The document typically lays out a high-level explanation of what the United States’ foreign-policy interests are, Tracy said, and the military officials then need to determine priorities and how to achieve them, as well as what the role of the military is.

The document is for public release, Tracy said, so the whole world is looking at our interests and the tone set by the document.

Tracy said with his unit’s relation to North Korea and the present turmoil in the region, he has a lot of interest in what the priorities are for the Pacific, and that’s where his studies will come in handy.

“It definitely provides a different way to look at foreign policy and how we operate overseas,” Tracy said of his master’s degree.

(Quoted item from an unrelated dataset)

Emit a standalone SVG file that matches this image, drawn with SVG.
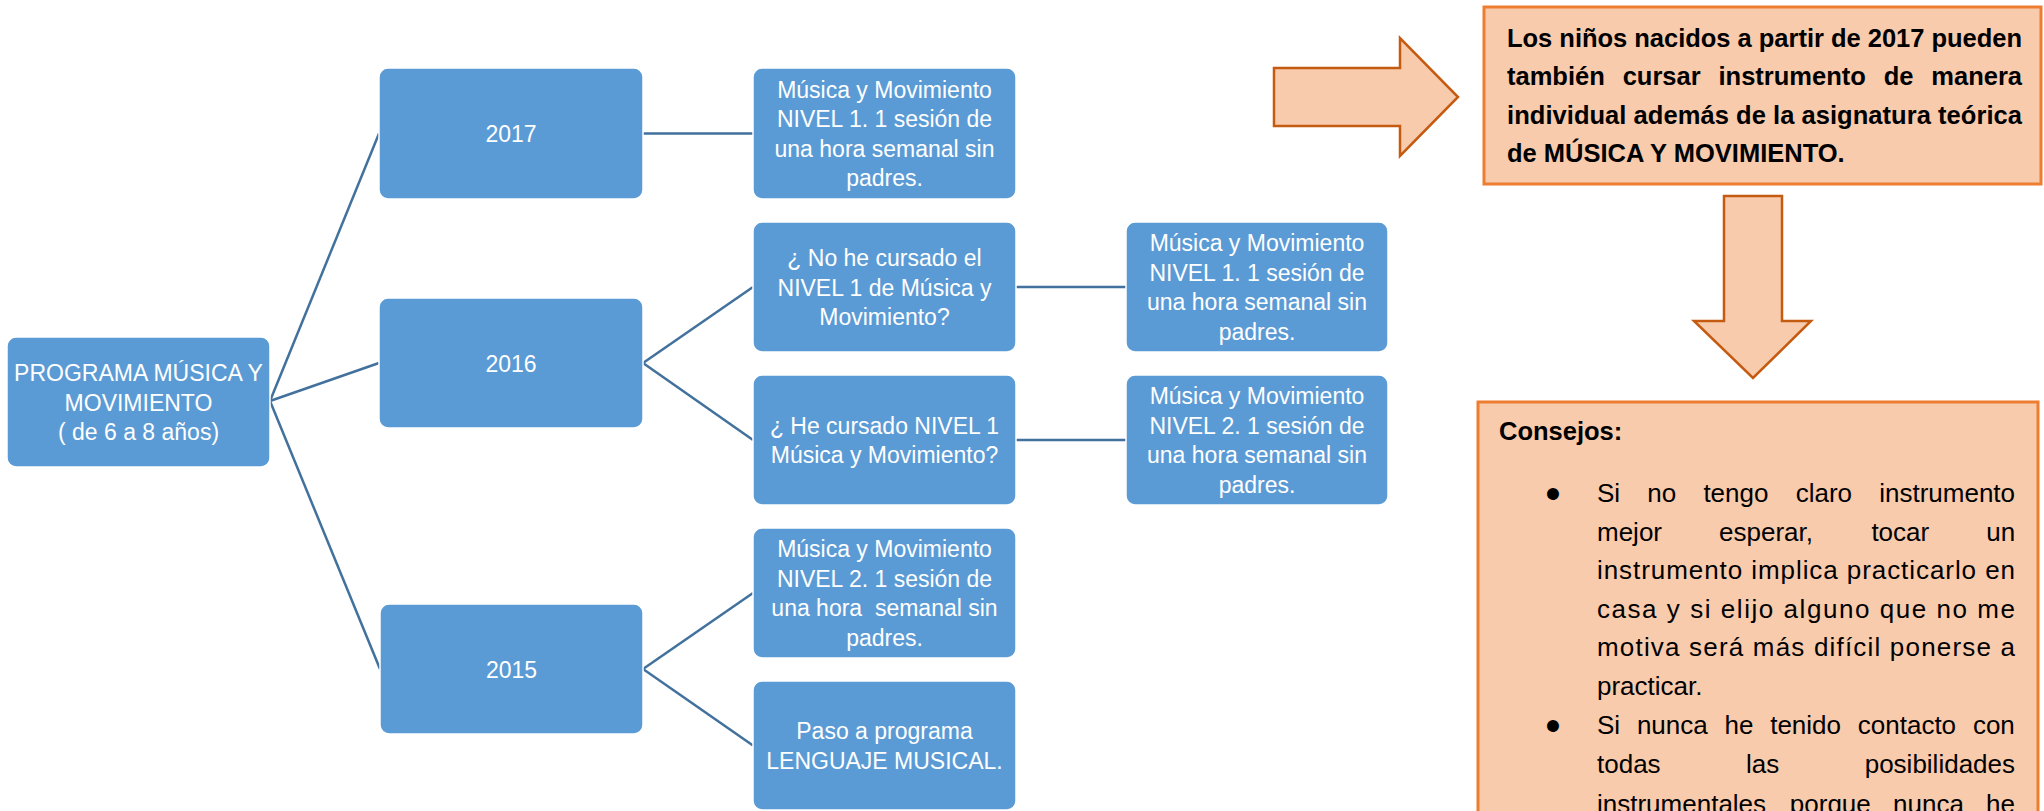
<svg xmlns="http://www.w3.org/2000/svg" width="2044" height="811" viewBox="0 0 2044 811">
<style>
  .box { fill: #5B9BD5; stroke: #FFFFFF; stroke-width: 1.5; }
  .bt { font-family: "Liberation Sans", Arial, sans-serif; font-size: 23px; fill: #FFFFFF; text-anchor: middle; }
  .conn line { stroke: #41719C; stroke-width: 2.5; fill: none; }
  .arrow { fill: #F8CBAD; stroke: #C55A11; stroke-width: 2.5; stroke-linejoin: miter; }
  .note { fill: #F8CBAD; stroke: #ED7D31; stroke-width: 3; }
  .nb { font-family: "Liberation Sans", Arial, sans-serif; font-size: 25.5px; font-weight: bold; fill: #000000; }
  .nt { font-family: "Liberation Sans", Arial, sans-serif; font-size: 26px; fill: #000000; }
  .bul { font-family: "Liberation Sans", Arial, sans-serif; font-size: 44px; fill: #000000; text-anchor: middle; }
</style>
<rect width="2044" height="811" fill="#FFFFFF"/>

<g id="connectors" class="conn">
  <line x1="270" y1="401" x2="379" y2="133.5"/>
  <line x1="270" y1="401" x2="379" y2="363"/>
  <line x1="270" y1="401" x2="380" y2="669"/>
  <line x1="643" y1="133.5" x2="753" y2="133.5"/>
  <line x1="643" y1="363" x2="753" y2="287"/>
  <line x1="643" y1="363" x2="753" y2="440"/>
  <line x1="643" y1="669" x2="753" y2="593"/>
  <line x1="643" y1="669" x2="753" y2="745.5"/>
  <line x1="1016" y1="287" x2="1126" y2="287"/>
  <line x1="1016" y1="440" x2="1126" y2="440"/>
</g>

<g id="node-root">
  <rect class="box" x="7" y="337" width="263" height="130" rx="9"/>
  <text class="bt"><tspan x="138.5" y="381">PROGRAMA MÚSICA Y</tspan><tspan x="138.5" y="410.5">MOVIMIENTO</tspan><tspan x="138.5" y="440">( de 6 a 8 años)</tspan></text>
</g>

<g id="node-2017">
  <rect class="box" x="379" y="68" width="264" height="131" rx="9"/>
  <text class="bt" x="511" y="142">2017</text>
</g>
<g id="node-2016">
  <rect class="box" x="379" y="298" width="264" height="130" rx="9"/>
  <text class="bt" x="511" y="371.5">2016</text>
</g>
<g id="node-2015">
  <rect class="box" x="380" y="604" width="263" height="130" rx="9"/>
  <text class="bt" x="511.5" y="677.5">2015</text>
</g>

<g id="node-2017-n1">
  <rect class="box" x="753" y="68" width="263" height="131" rx="9"/>
  <text class="bt"><tspan x="884.5" y="97.5">Música y Movimiento</tspan><tspan x="884.5" y="127">NIVEL 1. 1 sesión de</tspan><tspan x="884.5" y="156.5">una hora semanal sin</tspan><tspan x="884.5" y="186">padres.</tspan></text>
</g>
<g id="node-q-no">
  <rect class="box" x="753" y="222" width="263" height="130" rx="9"/>
  <text class="bt"><tspan x="884.5" y="266">¿ No he cursado el</tspan><tspan x="884.5" y="295.5">NIVEL 1 de Música y</tspan><tspan x="884.5" y="325">Movimiento?</tspan></text>
</g>
<g id="node-q-si">
  <rect class="box" x="753" y="375" width="263" height="130" rx="9"/>
  <text class="bt"><tspan x="884.5" y="433.5">¿ He cursado NIVEL 1</tspan><tspan x="884.5" y="463">Música y Movimiento?</tspan></text>
</g>
<g id="node-2015-n2">
  <rect class="box" x="753" y="528" width="263" height="130" rx="9"/>
  <text class="bt" xml:space="preserve"><tspan x="884.5" y="557">Música y Movimiento</tspan><tspan x="884.5" y="586.5">NIVEL 2. 1 sesión de</tspan><tspan x="884.5" y="616">una hora  semanal sin</tspan><tspan x="884.5" y="645.5">padres.</tspan></text>
</g>
<g id="node-lenguaje">
  <rect class="box" x="753" y="681" width="263" height="129" rx="9"/>
  <text class="bt"><tspan x="884.5" y="739">Paso a programa</tspan><tspan x="884.5" y="768.5">LENGUAJE MUSICAL.</tspan></text>
</g>
<g id="node-no-n1">
  <rect class="box" x="1126" y="222" width="262" height="130" rx="9"/>
  <text class="bt"><tspan x="1257" y="251">Música y Movimiento</tspan><tspan x="1257" y="280.5">NIVEL 1. 1 sesión de</tspan><tspan x="1257" y="310">una hora semanal sin</tspan><tspan x="1257" y="339.5">padres.</tspan></text>
</g>
<g id="node-si-n2">
  <rect class="box" x="1126" y="375" width="262" height="130" rx="9"/>
  <text class="bt"><tspan x="1257" y="404">Música y Movimiento</tspan><tspan x="1257" y="433.5">NIVEL 2. 1 sesión de</tspan><tspan x="1257" y="463">una hora semanal sin</tspan><tspan x="1257" y="492.5">padres.</tspan></text>
</g>

<g id="arrow-right">
  <polygon class="arrow" points="1274,68 1400,68 1400,38 1458,97 1400,156 1400,126 1274,126"/>
</g>

<g id="node-note">
  <rect class="note" x="1484" y="7" width="557" height="177"/>
  <text class="nb" x="1507" y="46.5" textLength="515" lengthAdjust="spacing">Los niños nacidos a partir de 2017 pueden</text>
  <text class="nb" y="85"><tspan x="1507">también</tspan> <tspan x="1622.7">cursar</tspan> <tspan x="1718.5">instrumento</tspan> <tspan x="1883.7">de</tspan> <tspan x="1931.3">manera</tspan></text>
  <text class="nb" x="1507" y="123.5" textLength="515" lengthAdjust="spacing">individual además de la asignatura teórica</text>
  <text class="nb" x="1507" y="162">de MÚSICA Y MOVIMIENTO.</text>
</g>

<g id="arrow-down">
  <polygon class="arrow" points="1724,196 1782,196 1782,321 1811,321 1753,378 1694,321 1724,321"/>
</g>

<g id="node-consejos">
  <rect class="note" x="1478" y="402" width="560" height="440"/>
  <text class="nb" x="1499" y="440">Consejos:</text>
  <text class="bul" x="1553" y="509">•</text>
  <text class="nt" y="502"><tspan x="1597">Si</tspan> <tspan x="1647.3">no</tspan> <tspan x="1703.4">tengo</tspan> <tspan x="1795.7">claro</tspan> <tspan x="1879.2">instrumento</tspan></text>
  <text class="nt" y="540.5"><tspan x="1597">mejor</tspan> <tspan x="1719">esperar,</tspan> <tspan x="1871.4">tocar</tspan> <tspan x="1986.2">un</tspan></text>
  <text class="nt" x="1597" y="579" textLength="418" lengthAdjust="spacing">instrumento implica practicarlo en</text>
  <text class="nt" x="1597" y="617.5" textLength="418" lengthAdjust="spacing">casa y si elijo alguno que no me</text>
  <text class="nt" x="1597" y="656" textLength="418" lengthAdjust="spacing">motiva será más difícil ponerse a</text>
  <text class="nt" x="1597" y="694.5">practicar.</text>
  <text class="bul" x="1553" y="741">•</text>
  <text class="nt" y="734"><tspan x="1597">Si</tspan> <tspan x="1636.9">nunca</tspan> <tspan x="1724.5">he</tspan> <tspan x="1770.2">tenido</tspan> <tspan x="1857.8">contacto</tspan> <tspan x="1972.9">con</tspan></text>
  <text class="nt" y="772.5"><tspan x="1597">todas</tspan> <tspan x="1746">las</tspan> <tspan x="1864.7">posibilidades</tspan></text>
  <text class="nt" y="813"><tspan x="1597">instrumentales</tspan> <tspan x="1789.8">porque</tspan> <tspan x="1893">nunca</tspan> <tspan x="1986.1">he</tspan></text>
</g>
</svg>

The degree also will afford him different job opportunities on the reserve side, which he’ll explore about this time next year, he said.

The U.S. Army War College’s distance-education program was capped with an event called the Commandant’s National Security Program, held July 24 through 27 at the Carlisle campus.

Tracy said he was privileged to invite former Missouri lieutenant governor Peter Kinder to attend with him.

Kinder said it was one of the great experiences of his life.

Participating in Tracy’s seminar and attending the same lectures, Kinder said, was eye-opening, giving him some insight into the military mindset.

Because the Carlisle campus is near the Civil War battlefield site of Gettysburg, Kinder said the guests were treated to a lecture from an army commander, then boarded buses to the battlefield.

Military history is especially interesting to Kinder, who recently was appointed by President Donald Trump to serve as alternate federal co-chairman of the Delta Regional Authority.

“I was overwhelmingly impressed with the high knowledge level and intellectual level at which everything was discussed” at the War College, Kinder said.

“One acronym I took away was DIME,” Kinder said. “Diplomacy, Intelligence, Military, Economics, all elements of American power, must all work in concert to achieve a good result.

“No one hates war more than those who’ve had to fight it. We want to use all those four elements, DIME, to avoid unnecessary combat.”

Kinder pointed to the still-unresolved situation with North Korea and said, “When North Korea stood down after having threatened Guam, it was done without war or launching an attack.”

Kinder said he also was impressed by the displayed photos of War College alumni.

“Those walls contain the names of all the generals you would think of, who’ve gone through and graduated like Clint did,” Kinder said. “Norman Schwarzkopf, all the guys who shined so brightly in Afghanistan, Iraq; it’s really impressive.”